What is being asked:
Search the material below for the string "this" and list each line that holds it.

Given information:
------------------------------------------------------------

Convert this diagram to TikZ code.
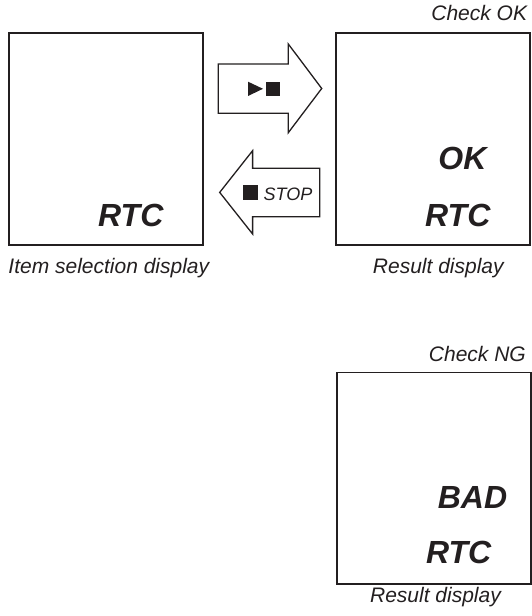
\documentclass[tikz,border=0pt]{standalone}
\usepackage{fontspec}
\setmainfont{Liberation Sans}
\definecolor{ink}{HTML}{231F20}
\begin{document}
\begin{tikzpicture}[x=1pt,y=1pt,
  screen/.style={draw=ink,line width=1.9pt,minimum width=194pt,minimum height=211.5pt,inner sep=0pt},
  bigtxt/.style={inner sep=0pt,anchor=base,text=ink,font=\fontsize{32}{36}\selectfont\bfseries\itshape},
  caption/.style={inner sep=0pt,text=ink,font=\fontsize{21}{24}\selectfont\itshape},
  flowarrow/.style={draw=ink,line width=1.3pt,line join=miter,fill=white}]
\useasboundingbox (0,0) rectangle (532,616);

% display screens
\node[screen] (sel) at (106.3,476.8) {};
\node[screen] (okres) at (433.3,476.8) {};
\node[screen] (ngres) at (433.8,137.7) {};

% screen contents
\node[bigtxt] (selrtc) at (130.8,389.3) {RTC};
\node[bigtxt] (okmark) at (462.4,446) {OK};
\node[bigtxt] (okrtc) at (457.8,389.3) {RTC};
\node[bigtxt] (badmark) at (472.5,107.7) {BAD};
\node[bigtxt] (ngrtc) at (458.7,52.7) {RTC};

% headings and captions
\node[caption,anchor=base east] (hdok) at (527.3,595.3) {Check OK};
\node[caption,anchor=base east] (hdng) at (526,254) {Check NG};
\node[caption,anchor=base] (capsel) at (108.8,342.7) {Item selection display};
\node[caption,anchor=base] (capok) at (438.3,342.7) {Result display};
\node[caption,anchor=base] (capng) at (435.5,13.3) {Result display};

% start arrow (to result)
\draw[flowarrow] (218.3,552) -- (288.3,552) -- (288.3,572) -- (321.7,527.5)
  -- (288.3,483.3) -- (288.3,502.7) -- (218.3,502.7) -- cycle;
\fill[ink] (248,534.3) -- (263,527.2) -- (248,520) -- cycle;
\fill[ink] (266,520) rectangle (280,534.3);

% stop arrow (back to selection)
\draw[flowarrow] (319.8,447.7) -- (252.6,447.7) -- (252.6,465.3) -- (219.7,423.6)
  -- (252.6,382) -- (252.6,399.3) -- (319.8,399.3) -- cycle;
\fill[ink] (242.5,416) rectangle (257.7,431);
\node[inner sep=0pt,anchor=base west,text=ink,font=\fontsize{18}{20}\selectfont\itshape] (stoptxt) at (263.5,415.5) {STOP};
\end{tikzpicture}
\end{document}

------------------------------------------------------------

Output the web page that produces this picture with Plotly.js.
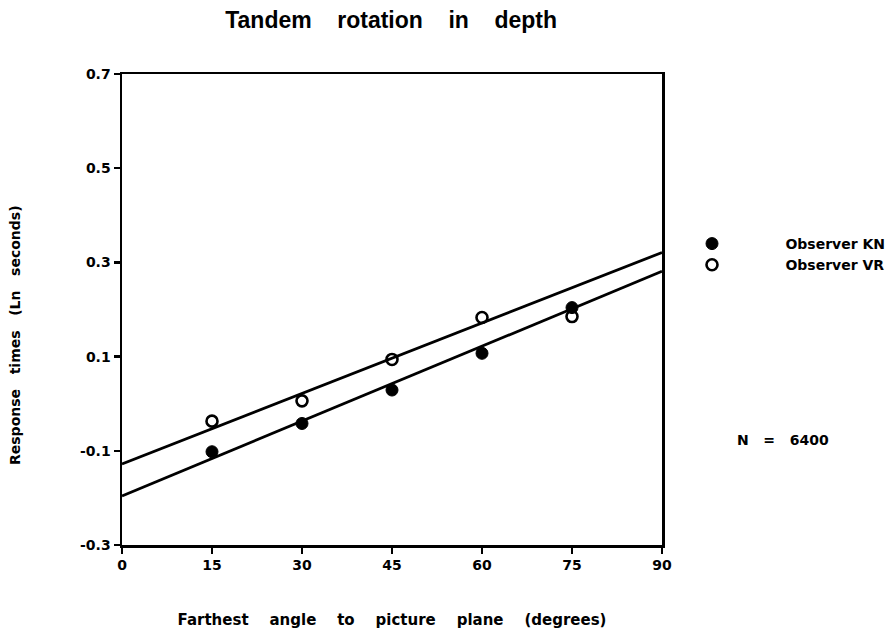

------------------------------------------------------------

Written response:
Convert this diagram to TikZ code.
Output the web page that produces this picture with Plotly.js.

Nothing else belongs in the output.